With competitors from as far away as Oregon, Ireland and China, officials in Arizona would have to offer some type of tax incentive to ease the final cost of the $3 billion investment.
Some state lawmakers already had the answer — a proposal that would reduce corporate income taxes for multistate manufacturers by adjusting the "sales factor."
Supporters had argued the current method of calculating those taxes discourages high-tech manufacturers from expanding their operations and hiring more workers.
But after the proposal failed in the Legislature for four straight years, Intel started to apply public pressure in March as part of its search for a plant site.
"Passage of the sales factor was clearly one of the key reasons we picked the state of Arizona, absolutely," said Tom Franz, Intel’s vice president and general manager for fab/sort manufacturing, during Monday’s news conference in Phoenix to announce the new Fab 32 plant will be built in Chandler.

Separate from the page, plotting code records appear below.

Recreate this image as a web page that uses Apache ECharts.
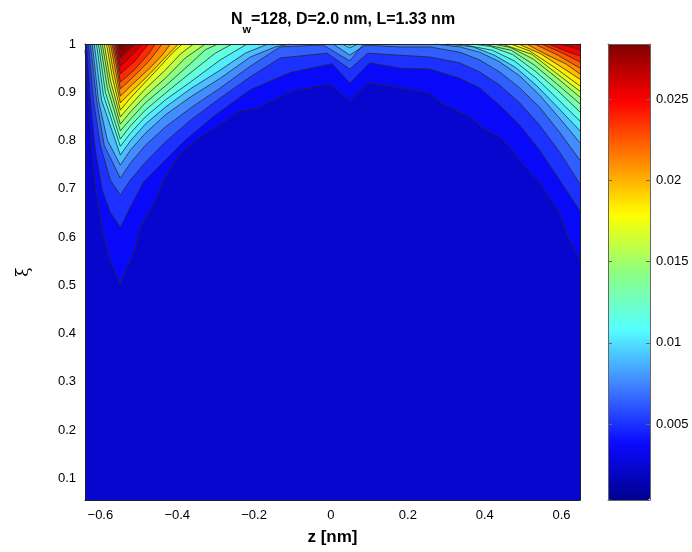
<!DOCTYPE html>
<html><head><meta charset="utf-8">
<script src="https://cdn.jsdelivr.net/npm/echarts@6/dist/echarts.min.js"></script>
<style>html,body{margin:0;padding:0;background:#fff}#c{width:692px;height:552px}</style>
</head><body><div id="c"></div>
<script>
// ---- axis / tick data ----
const Z_TICKS = [-0.6, -0.4, -0.2, 0, 0.2, 0.4, 0.6];
const XI_TICKS = [0.1, 0.2, 0.3, 0.4, 0.5, 0.6, 0.7, 0.8, 0.9, 1];
const CB_TICKS = [0.005, 0.01, 0.015, 0.02, 0.025];
const Z_RANGE = [-0.64, 0.648];
const XI_RANGE = [0.055, 1];
const VALUE_RANGE = [0.000326, 0.02838];
// contour levels (value of each line)
const LEVELS = [0.00164, 0.00298, 0.00431, 0.00565, 0.00699, 0.00833, 0.00967, 0.01100, 0.01234, 0.01368,
                0.01502, 0.01636, 0.01769, 0.01903, 0.02037, 0.02171, 0.02305, 0.02438, 0.02572, 0.02706];

// ---- contour lines: [z, xi] points for each level ----
const L1 = [[-0.640,0.988],[-0.631,0.884],[-0.623,0.780],[-0.610,0.687],[-0.595,0.614],[-0.574,0.548],[-0.548,0.502],[-0.514,0.566],[-0.496,0.620],[-0.457,0.676],[-0.436,0.718],[-0.392,0.774],[-0.340,0.807],[-0.270,0.842],[-0.244,0.859],[-0.192,0.867],[-0.132,0.890],[-0.099,0.902],[-0.003,0.917],[0.049,0.882],[0.096,0.919],[0.153,0.913],[0.257,0.898],[0.283,0.880],[0.361,0.849],[0.395,0.826],[0.439,0.807],[0.465,0.786],[0.491,0.759],[0.543,0.712],[0.595,0.649],[0.613,0.608],[0.648,0.552]];
const L2 = [[-0.636,1],[-0.626,0.884],[-0.613,0.780],[-0.595,0.697],[-0.574,0.651],[-0.548,0.620],[-0.522,0.662],[-0.488,0.714],[-0.444,0.749],[-0.379,0.801],[-0.301,0.853],[-0.210,0.905],[-0.132,0.932],[-0.101,0.942],[0.003,0.959],[0.049,0.919],[0.101,0.961],[0.179,0.950],[0.257,0.948],[0.335,0.929],[0.387,0.909],[0.439,0.873],[0.491,0.832],[0.543,0.780],[0.595,0.718],[0.648,0.654]];
const L3 = [[-0.631,1],[-0.618,0.884],[-0.600,0.790],[-0.574,0.718],[-0.548,0.687],[-0.522,0.718],[-0.483,0.755],[-0.431,0.797],[-0.366,0.842],[-0.288,0.888],[-0.210,0.932],[-0.132,0.971],[-0.010,0.981],[0.049,0.948],[0.096,0.981],[0.257,0.973],[0.335,0.961],[0.387,0.942],[0.439,0.915],[0.491,0.878],[0.543,0.832],[0.595,0.776],[0.648,0.710]];
const L4 = [[-0.626,1],[-0.610,0.884],[-0.590,0.790],[-0.548,0.722],[-0.522,0.753],[-0.483,0.790],[-0.431,0.828],[-0.366,0.867],[-0.288,0.909],[-0.210,0.954],[-0.132,0.994],[-0.021,0.998],[0.049,0.965],[0.083,0.998],[0.174,0.994],[0.257,0.994],[0.335,0.983],[0.387,0.967],[0.439,0.942],[0.491,0.909],[0.543,0.869],[0.595,0.817],[0.648,0.759]];
const L5_LEFT = [[-0.621,1],[-0.605,0.884],[-0.582,0.801],[-0.548,0.749],[-0.522,0.780],[-0.483,0.815],[-0.431,0.853],[-0.366,0.890],[-0.288,0.929],[-0.210,0.973],[-0.145,0.994],[-0.106,1]];
const L5_MID = [[0.005,1],[0.049,0.977],[0.094,1]];
const L5_RIGHT = [[0.270,1],[0.335,0.994],[0.387,0.983],[0.439,0.963],[0.491,0.934],[0.543,0.894],[0.595,0.846],[0.648,0.795]];
const L6_LEFT = [[-0.616,1],[-0.597,0.884],[-0.548,0.770],[-0.522,0.799],[-0.483,0.834],[-0.431,0.869],[-0.366,0.907],[-0.288,0.946],[-0.223,0.981],[-0.164,1]];
const L6_MID = [[0.029,1],[0.049,0.992],[0.070,1]];
const L6_RIGHT = [[0.301,1],[0.370,0.994],[0.425,0.977],[0.481,0.951],[0.536,0.913],[0.591,0.868],[0.648,0.820]];
const L7_LEFT = [[-0.610,1],[-0.592,0.894],[-0.548,0.788],[-0.522,0.815],[-0.483,0.849],[-0.431,0.884],[-0.366,0.921],[-0.288,0.967],[-0.218,1]];
const L7_MID = [[0.042,1],[0.049,0.997],[0.057,1]];
const L7_RIGHT = [[0.335,1],[0.420,0.987],[0.477,0.965],[0.533,0.930],[0.590,0.886],[0.648,0.840]];
const L8_LEFT = [[-0.605,1],[-0.587,0.900],[-0.548,0.803],[-0.522,0.830],[-0.483,0.863],[-0.431,0.898],[-0.366,0.940],[-0.301,0.981],[-0.257,1]];
const L8_RIGHT = [[0.366,1],[0.415,0.995],[0.473,0.978],[0.531,0.944],[0.589,0.904],[0.648,0.859]];
const L9_LEFT = [[-0.600,1],[-0.582,0.909],[-0.548,0.820],[-0.522,0.844],[-0.483,0.878],[-0.431,0.913],[-0.366,0.959],[-0.327,0.988],[-0.294,1]];
const L9_RIGHT = [[0.395,1],[0.469,0.987],[0.528,0.957],[0.587,0.918],[0.648,0.876]];
const L10_LEFT = [[-0.595,1],[-0.577,0.915],[-0.548,0.834],[-0.522,0.859],[-0.483,0.892],[-0.431,0.929],[-0.379,0.971],[-0.327,1]];
const L10_RIGHT = [[0.421,1],[0.466,0.993],[0.526,0.969],[0.586,0.931],[0.648,0.890]];
const L11_LEFT = [[-0.590,1],[-0.574,0.925],[-0.548,0.849],[-0.522,0.873],[-0.483,0.907],[-0.431,0.946],[-0.392,0.979],[-0.358,1]];
const L11_RIGHT = [[0.444,1],[0.522,0.979],[0.584,0.941],[0.648,0.902]];
const L12_LEFT = [[-0.584,1],[-0.569,0.932],[-0.548,0.863],[-0.522,0.888],[-0.483,0.921],[-0.444,0.954],[-0.413,0.981],[-0.387,1]];
const L12_RIGHT = [[0.468,1],[0.516,0.986],[0.581,0.952],[0.648,0.913]];
const L13_LEFT = [[-0.579,1],[-0.566,0.942],[-0.548,0.878],[-0.518,0.902],[-0.474,0.936],[-0.430,0.973],[-0.397,1]];
const L13_RIGHT = [[0.488,1],[0.545,0.980],[0.596,0.954],[0.648,0.927]];
const L14_LEFT = [[-0.574,1],[-0.561,0.946],[-0.548,0.892],[-0.516,0.917],[-0.469,0.952],[-0.437,0.979],[-0.418,1]];
const L14_RIGHT = [[0.509,1],[0.558,0.979],[0.611,0.959],[0.648,0.938]];
const L15_LEFT = [[-0.570,1],[-0.558,0.954],[-0.548,0.907],[-0.514,0.932],[-0.473,0.965],[-0.439,1]];
const L15_RIGHT = [[0.530,1],[0.590,0.977],[0.648,0.950]];
const L16_LEFT = [[-0.566,1],[-0.556,0.961],[-0.548,0.921],[-0.512,0.946],[-0.475,0.979],[-0.457,1]];
const L16_RIGHT = [[0.548,1],[0.603,0.981],[0.648,0.963]];
const L17_LEFT = [[-0.562,1],[-0.548,0.938],[-0.510,0.965],[-0.475,1]];
const L17_RIGHT = [[0.566,1],[0.619,0.983],[0.648,0.975]];
const L18_LEFT = [[-0.558,1],[-0.548,0.954],[-0.515,0.979],[-0.491,1]];
const L18_RIGHT = [[0.590,1],[0.623,0.994],[0.648,0.988]];
const L19_LEFT = [[-0.555,1],[-0.548,0.971],[-0.527,0.988],[-0.509,1]];
const L20_LEFT = [[-0.551,1],[-0.548,0.988],[-0.540,0.994],[-0.527,1]];

// [level number (1-based), points]
const PIECES = [
  [1, L1], [2, L2], [3, L3], [4, L4],
  [5, L5_LEFT], [5, L5_MID], [5, L5_RIGHT],
  [6, L6_LEFT], [6, L6_MID], [6, L6_RIGHT],
  [7, L7_LEFT], [7, L7_MID], [7, L7_RIGHT],
  [8, L8_LEFT], [8, L8_RIGHT], [9, L9_LEFT], [9, L9_RIGHT],
  [10, L10_LEFT], [10, L10_RIGHT], [11, L11_LEFT], [11, L11_RIGHT],
  [12, L12_LEFT], [12, L12_RIGHT], [13, L13_LEFT], [13, L13_RIGHT],
  [14, L14_LEFT], [14, L14_RIGHT], [15, L15_LEFT], [15, L15_RIGHT],
  [16, L16_LEFT], [16, L16_RIGHT], [17, L17_LEFT], [17, L17_RIGHT],
  [18, L18_LEFT], [18, L18_RIGHT], [19, L19_LEFT], [20, L20_LEFT]
];

// ---- colormap (jet-like, as rendered in the reference) ----
const JET = ['#00008f', '#0a0aff', '#4080ff', '#55ffff', '#8cff80', '#ffff00', '#ff8000', '#ff0000', '#800000'];
function hex2rgb(h) { return [1, 3, 5].map(i => parseInt(h.substr(i, 2), 16)); }
function cmap(v) {
  let f = (v - VALUE_RANGE[0]) / (VALUE_RANGE[1] - VALUE_RANGE[0]);
  f = Math.max(0, Math.min(1, f)) * (JET.length - 1);
  const i = Math.min(JET.length - 2, Math.floor(f)), t = f - i;
  const a = hex2rgb(JET[i]), b = hex2rgb(JET[i + 1]);
  const c = a.map((x, j) => Math.round(x + (b[j] - x) * t));
  return 'rgb(' + c.join(',') + ')';
}
// colour of the band lying above level k (k = 0 : below the first level)
function bandColor(k) {
  const lo = LEVELS[k] !== undefined ? LEVELS[k] : VALUE_RANGE[1];
  const hi = LEVELS[k + 1] !== undefined ? LEVELS[k + 1] : VALUE_RANGE[1];
  return cmap((lo + hi) / 2);
}

const FONT = 'Liberation Sans, Arial, Helvetica, sans-serif';
const fmtMinus = v => String(+(+v).toFixed(3)).replace('-', '\u2212');

const series = [];
PIECES.forEach(([k, pts]) => {
  series.push({
    type: 'line', xAxisIndex: 0, yAxisIndex: 0, data: pts, symbol: 'none', silent: true, z: 2,
    lineStyle: { width: 0, opacity: 0 },
    areaStyle: { origin: 'end', color: bandColor(k), opacity: 1 }
  });
});
PIECES.forEach(([k, pts]) => {
  series.push({
    type: 'line', xAxisIndex: 0, yAxisIndex: 0, data: pts, symbol: 'none', silent: true, z: 3,
    lineStyle: { width: 0.9, color: 'rgba(40,40,40,0.85)' }
  });
});
const dummyIndex = series.length;
series.push({ type: 'scatter', xAxisIndex: 2, yAxisIndex: 2, data: [], silent: true });

const boxLine = { show: true, onZero: false, lineStyle: { color: '#222', width: 1 } };
const cbLine = { show: true, onZero: false, lineStyle: { color: '#666', width: 1 } };

const option = {
  animation: false,
  backgroundColor: '#fff',
  textStyle: { fontFamily: FONT },
  title: {
    text: '{b|N}{s|w}{b|=128, D=2.0 nm, L=1.33 nm}',
    left: 338, top: 7, textAlign: 'center',
    textStyle: {
      rich: {
        b: { fontSize: 16, fontWeight: 'bold', color: '#000', fontFamily: FONT, lineHeight: 20, verticalAlign: 'top' },
        s: { fontSize: 11, fontWeight: 'bold', color: '#000', fontFamily: FONT, lineHeight: 12, padding: [12, 0, 0, 0], verticalAlign: 'top' }
      }
    }
  },
  grid: [
    { left: 85, top: 44, width: 495, height: 456, show: true, backgroundColor: bandColor(0), borderWidth: 0 },
    { left: 608, top: 44, width: 42, height: 456 }
  ],
  xAxis: [
    { type: 'value', gridIndex: 0, min: Z_RANGE[0], max: Z_RANGE[1], position: 'bottom', z: 10,
      axisLine: boxLine, axisTick: { show: false }, splitLine: { show: false },
      axisLabel: { customValues: Z_TICKS, formatter: fmtMinus, fontSize: 13, color: '#000', margin: 9, fontFamily: FONT },
      name: 'z [nm]', nameLocation: 'middle', nameGap: 29,
      nameTextStyle: { fontSize: 17, fontWeight: 'bold', color: '#000', fontFamily: FONT } },
    { type: 'value', gridIndex: 0, min: Z_RANGE[0], max: Z_RANGE[1], position: 'top', z: 10,
      axisLine: boxLine, axisTick: { show: false }, splitLine: { show: false }, axisLabel: { show: false } },
    { type: 'value', gridIndex: 1, min: 0, max: 1, position: 'bottom', z: 10,
      axisLine: cbLine, axisTick: { show: false }, splitLine: { show: false }, axisLabel: { show: false } },
    { type: 'value', gridIndex: 1, min: 0, max: 1, position: 'top', z: 10,
      axisLine: cbLine, axisTick: { show: false }, splitLine: { show: false }, axisLabel: { show: false } }
  ],
  yAxis: [
    { type: 'value', gridIndex: 0, min: XI_RANGE[0], max: XI_RANGE[1], position: 'left', z: 10,
      axisLine: boxLine, axisTick: { show: false }, splitLine: { show: false },
      axisLabel: { customValues: XI_TICKS, formatter: fmtMinus, fontSize: 13, color: '#000', margin: 9, fontFamily: FONT },
      name: '\u03be', nameLocation: 'middle', nameGap: 53, nameRotate: 90,
      nameTextStyle: { fontSize: 17, color: '#000', fontFamily: 'DejaVu Serif' } },
    { type: 'value', gridIndex: 0, min: XI_RANGE[0], max: XI_RANGE[1], position: 'right', z: 10,
      axisLine: boxLine, axisTick: { show: false }, splitLine: { show: false }, axisLabel: { show: false } },
    { type: 'value', gridIndex: 1, min: VALUE_RANGE[0], max: VALUE_RANGE[1], position: 'right', z: 10,
      axisLine: cbLine, splitLine: { show: false },
      axisTick: { show: true, inside: true, length: 4, customValues: CB_TICKS, lineStyle: { color: '#666' } },
      axisLabel: { customValues: CB_TICKS, formatter: fmtMinus, fontSize: 13, color: '#000', margin: 6, fontFamily: FONT } },
    { type: 'value', gridIndex: 1, min: VALUE_RANGE[0], max: VALUE_RANGE[1], position: 'left', z: 10,
      axisLine: cbLine, splitLine: { show: false }, axisLabel: { show: false },
      axisTick: { show: true, inside: true, length: 4, customValues: CB_TICKS, lineStyle: { color: '#666' } } }
  ],
  visualMap: {
    type: 'continuous', min: VALUE_RANGE[0], max: VALUE_RANGE[1], seriesIndex: dummyIndex,
    left: 608, top: 44, itemWidth: 42, itemHeight: 456, padding: 0, z: 4,
    calculable: false, hoverLink: false, text: null, inRange: { color: JET }
  },
  series: series
};
const chart = echarts.init(document.getElementById('c'));
chart.setOption(option);
</script></body></html>
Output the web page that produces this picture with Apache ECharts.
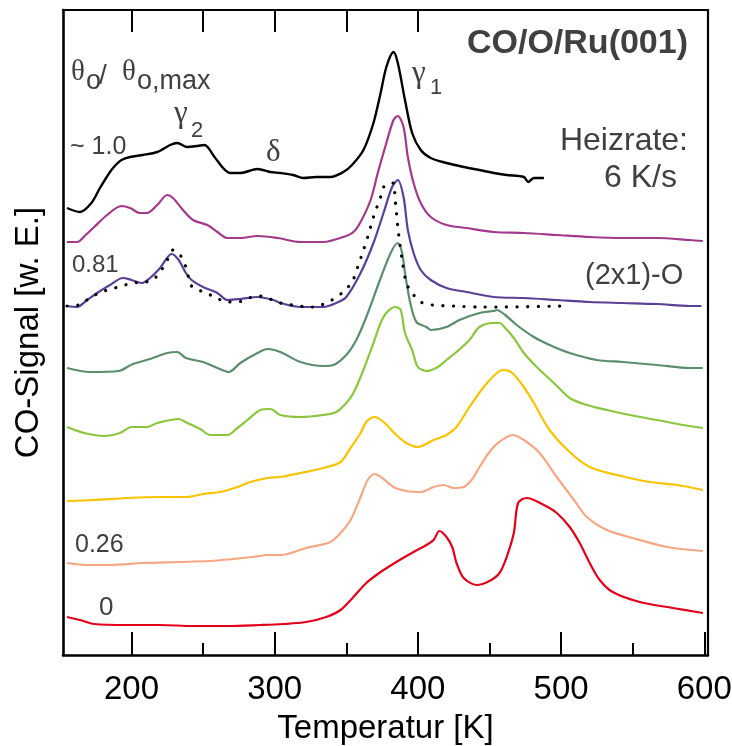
<!DOCTYPE html>
<html>
<head>
<meta charset="utf-8">
<script src="https://cdn.jsdelivr.net/npm/echarts@6/dist/echarts.min.js"></script>
<style>
  html, body { margin: 0; padding: 0; background: #fff; }
  #chart { width: 732px; height: 746px; }
</style>
</head>
<body>
<div id="chart"></div>
<script>
// CO thermal desorption from O-precovered Ru(001); curves are stacked with vertical offsets.
// Temperatures in K, signal in arbitrary units.

// axis ticks
const majorTicks = [200, 300, 400, 500, 600];
const minorTicks = [250, 350, 450, 550];
const topTicks = [200, 250, 300, 350, 400];

// theta_O ~ 1.0
const tBlack = [155,164,172,178,185,189,193,199,208,218,227,232,239,246,251,258,264,269,276,288,297,304,313,320,329,339,348,354,362,369,374,378,383,386,391,396,402,409,420,432,443,453,462,474,477,481,488];
const sBlack = [447,443,452,467,483,490,495,498,500,503,510,512,508,509,510,498,487,482,482,486,483,482,480,477,478,478,483,490,505,532,562,588,603,592,555,522,505,497,492,488,485,482,480,478,473,477,477];

const tMagenta = [155,162,168,174,183,193,199,206,211,218,225,229,236,243,253,260,267,276,288,302,318,334,348,355,360,367,372,378,383,386,390,393,397,402,409,420,434,453,474,497,520,543,567,590,599];
const sMagenta = [413,413,420,428,440,449,447,442,442,450,460,457,445,435,430,423,417,417,419,417,413,413,418,423,433,455,482,512,535,539,528,498,472,452,438,430,427,423,422,420,418,417,417,415,414];

// theta_O = 0.81
const tIndigo = [155,162,169,176,185,194,200,207,213,220,228,233,238,242,250,260,267,276,288,299,304,318,334,343,350,360,369,376,382,386,390,393,397,402,409,420,434,453,474,497,520,543,567,590,598];
const sIndigo = [349,348,355,362,370,377,375,372,377,387,401,395,382,375,368,362,355,356,358,355,352,348,348,352,358,382,412,442,468,475,458,425,402,385,375,367,363,358,357,355,353,352,351,349,349];

// (2x1)-O reference trace (dotted)
const tDotted = [155,163,172,179,186,193,201,210,215,221,225,229,234,238,240,243,251,258,267,274,282,289,295,304,327,340,347,354,358,362,365,369,374,377,383,384,386,389,392,396,402,410,425,443,455,500];
const sDotted = [349,350,358,363,366,369,372,373,375,385,395,405,400,388,377,367,363,358,353,353,357,359,357,352,348,355,362,373,388,405,418,438,458,470,472,458,428,395,372,362,353,350,349,348,348,349];

const tTeal = [155,171,191,201,213,225,232,238,250,260,268,276,288,295,304,318,334,341,350,357,364,373,381,386,389,391,395,399,406,409,420,429,443,453,455,461,469,481,492,506,525,543,567,590,599];
const sTeal = [287,283,284,291,296,302,303,297,293,287,283,292,302,306,303,293,289,290,300,315,338,373,402,412,402,382,350,333,328,325,328,335,342,344,345,340,330,318,310,302,295,293,290,287,287];

const tLime = [155,167,181,192,200,211,218,233,239,248,255,267,274,281,290,297,304,318,334,343,350,355,362,369,374,378,384,388,391,396,400,406,414,420,427,436,443,453,457,461,467,474,483,495,506,518,532,548,567,585,599];
const sLime = [228,222,219,222,228,228,232,236,232,226,220,220,227,235,245,246,240,238,240,243,252,262,285,312,332,342,348,345,322,305,288,284,288,295,303,315,328,332,332,327,317,302,288,272,257,250,245,240,235,230,227];

const tYellow = [155,174,197,220,239,250,262,274,283,295,304,318,334,346,353,360,364,370,376,385,392,400,411,420,427,436,446,456,460,466,474,481,492,506,520,539,562,581,599];
const sYellow = [154,155,157,158,158,161,163,168,173,177,178,182,187,193,207,222,233,238,233,220,212,208,215,220,228,248,268,283,285,282,268,252,225,203,188,180,173,170,165];

// theta_O = 0.26
const tSalmon = [155,169,185,208,232,255,271,285,295,304,322,339,346,353,360,365,370,376,383,392,402,411,418,425,432,438,443,450,456,466,474,485,497,509,518,532,550,574,599];
const sSalmon = [92,90,90,92,93,94,96,98,100,100,107,113,122,135,158,175,181,176,168,164,163,168,170,167,168,176,188,203,212,220,215,202,178,155,138,125,117,108,104];

// theta_O = 0 (clean surface)
const tRed = [155,164,174,197,220,243,267,290,306,322,336,346,355,364,374,385,397,406,411,415,420,424,427,432,441,450,457,462,467,470,476,488,497,506,513,520,527,536,555,578,599];
const sRed = [38,35,31,30,30,29,29,30,31,33,38,45,58,72,83,93,103,110,115,124,118,108,92,77,70,74,82,98,122,152,157,150,142,128,112,92,75,63,53,47,42];

const curves = [
  { name: '1.0',  t: tBlack,   s: sBlack,   color: '#000000', width: 2.4 },
  { name: 'm',    t: tMagenta, s: sMagenta, color: '#a3398a', width: 2.2 },
  { name: '0.81', t: tIndigo,  s: sIndigo,  color: '#5b4196', width: 2.2 },
  { name: 't',    t: tTeal,    s: sTeal,    color: '#5b8e6d', width: 2.2 },
  { name: 'l',    t: tLime,    s: sLime,    color: '#8cc63f', width: 2.2 },
  { name: 'y',    t: tYellow,  s: sYellow,  color: '#f8c300', width: 2.2 },
  { name: '0.26', t: tSalmon,  s: sSalmon,  color: '#f6a783', width: 2.2 },
  { name: '0',    t: tRed,     s: sRed,     color: '#e2001a', width: 2.2 }
];

const pair = (t, s) => t.map((v, i) => [v, s[i]]);

const series = curves.map(c => ({
  type: 'line',
  name: c.name,
  xAxisIndex: 0,
  yAxisIndex: 0,
  data: pair(c.t, c.s),
  showSymbol: false,
  smooth: 0.3,
  lineStyle: { color: c.color, width: c.width, join: 'round' },
  silent: true,
  z: 3
}));
series.push({
  type: 'line',
  name: '(2x1)-O',
  xAxisIndex: 0,
  yAxisIndex: 0,
  data: pair(tDotted, sDotted),
  showSymbol: false,
  smooth: 0.3,
  lineStyle: { color: '#000', width: 3.2, type: [0.1, 10.5], cap: 'round' },
  silent: true,
  z: 4
});

const GRAY = '#404040';
const SANS = '"Liberation Sans", Arial, sans-serif';
const SERIF = '"Liberation Serif", "Times New Roman", serif';

function txt(text, x, y, font, align) {
  return {
    type: 'text',
    z: 10,
    silent: true,
    style: {
      text: text, x: x, y: y, font: font, fill: GRAY,
      textAlign: align || 'left', align: align || 'left',
      textVerticalAlign: 'middle', verticalAlign: 'middle'
    }
  };
}

const graphics = [
  txt('CO/O/Ru(001)', 688, 44, 'bold 34px ' + SANS, 'right'),
  txt('Heizrate:', 688, 141, '32px ' + SANS, 'right'),
  txt('6 K/s', 677, 178, '32px ' + SANS, 'right'),
  txt('(2x1)-O', 585, 276, '29px ' + SANS),
  txt('~ 1.0', 70, 147, '25px ' + SANS),
  txt('0.81', 72, 265, '24px ' + SANS),
  txt('0.26', 75, 545, '25px ' + SANS),
  txt('0', 99, 608, '26px ' + SANS),
  // coverage label θO / θO,max
  txt('θ', 71, 72, '29px ' + SERIF),
  txt('o', 86, 82, '27px ' + SANS),
  txt('/', 99, 76, '28px ' + SANS),
  txt('θ', 122, 72, '29px ' + SERIF),
  txt('o,max', 137, 82, '27px ' + SANS),
  // peak labels
  txt('γ', 174, 114, '31px ' + SERIF),
  txt('2', 191, 131, '22px ' + SANS),
  txt('δ', 266, 153, '31px ' + SERIF),
  txt('γ', 412, 74, '31px ' + SERIF),
  txt('1', 430, 88, '22px ' + SANS)
];

const axisLineStyle = { color: '#000', width: 2.2 };
const xRange = { min: 152.2, max: 602.6 };

const option = {
  animation: false,
  backgroundColor: '#fff',
  grid: { left: 63, right: 24, top: 10, bottom: 91, containLabel: false, outerBoundsMode: 'none' },
  xAxis: [
    {
      type: 'value', position: 'bottom', ...xRange,
      axisLine: { show: true, onZero: false, lineStyle: { color: '#000', width: 2.6 } },
      axisTick: { show: true, inside: true, length: 23, lineStyle: { color: '#000', width: 2 }, customValues: majorTicks },
      axisLabel: { show: true, margin: 18, fontSize: 33, color: '#000', fontFamily: SANS, customValues: majorTicks },
      splitLine: { show: false },
      name: 'Temperatur [K]', nameLocation: 'middle', nameGap: 57,
      nameTextStyle: { fontSize: 33, color: '#000', fontFamily: SANS }
    },
    {
      type: 'value', position: 'bottom', ...xRange,
      axisLine: { show: false },
      axisTick: { show: true, inside: true, length: 12, lineStyle: { color: '#000', width: 2 }, customValues: minorTicks },
      axisLabel: { show: false },
      splitLine: { show: false }
    },
    {
      type: 'value', position: 'top', ...xRange,
      axisLine: { show: true, onZero: false, lineStyle: axisLineStyle },
      axisTick: { show: true, inside: true, length: 22, lineStyle: { color: '#000', width: 2 }, customValues: topTicks },
      axisLabel: { show: false },
      splitLine: { show: false }
    }
  ],
  yAxis: [
    {
      type: 'value', position: 'left', min: 0, max: 645,
      axisLine: { show: true, onZero: false, lineStyle: { color: '#000', width: 2.6 } },
      axisTick: { show: false }, axisLabel: { show: false }, splitLine: { show: false },
      name: 'CO-Signal [w. E.]', nameLocation: 'middle', nameGap: 18,
      nameTextStyle: { fontSize: 33, color: '#000', fontFamily: SANS }
    },
    {
      type: 'value', position: 'right', min: 0, max: 645,
      axisLine: { show: true, onZero: false, lineStyle: axisLineStyle },
      axisTick: { show: false }, axisLabel: { show: false }, splitLine: { show: false }
    }
  ],
  series: series,
  graphic: { elements: graphics }
};

const chart = echarts.init(document.getElementById('chart'), null, { renderer: 'canvas' });
chart.setOption(option);
</script>
</body>
</html>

By the end of May, the Legislature delivered a plan that could benefit hundreds of businesses and eventually erase $90 million a year in tax revenue.
Rep. Steve Huffman, R-Tucson, chairman of the House Ways and Means Committee, said he believes the losses will be considered a bargain once Intel adds another 1,000 employees and other manufacturers hire up to 11,000 more people by 2010.
"I have every confidence that this legislation, and this announcement today is sending a message across the planet that Arizona is open for business," Huffman said, "That we’re doing everything we can to make sure Arizona is a place that respects people, entrepreneurs who invest in our state."
Huffman and his Senate counterpart, Dean Martin, R-Phoenix, promoted a change in sales factor at the request of business lobbying groups that say expansion of major manufacturers sends positive ripples throughout the economy.
But their efforts failed as a coalition of Republicans and Democrats objected to a tax break that would help a relatively small number of wealthy companies making parts or goods sent to other states and countries instead of being sold in Arizona.
Critics also pointed out Intel already gets a huge break on its property taxes, paying only 5 percent compared to 25 percent for most other businesses.
Gov. Janet Napolitano showed little interest as well, saying a change in the sales factor might be a good idea but should be considered only as part of a larger reform of the state tax code.
Napolitano was forced to take a new look last spring after Intel said it could get better deals elsewhere.
She eventually hashed out a plan with Republican leaders that included an olive branch for critics. The tax break couldn’t go into effect until Intel, or another manufacturer, spent at least $1 billion to expand its operations in the state.
Intel kept most people in the dark, including Chandler Mayor Boyd Dunn, until the company formally announced the winning site Monday.
But Napolitano said she was told Friday, just after she had finished a daylong series of meetings in Dublin, Ireland, to learn about that country’s rapidly growing high-tech industry.
"They have a smaller population than we have and a poorer economic base," Napolitano said. "What they have accomplished there, we can do here if we just get the consensus."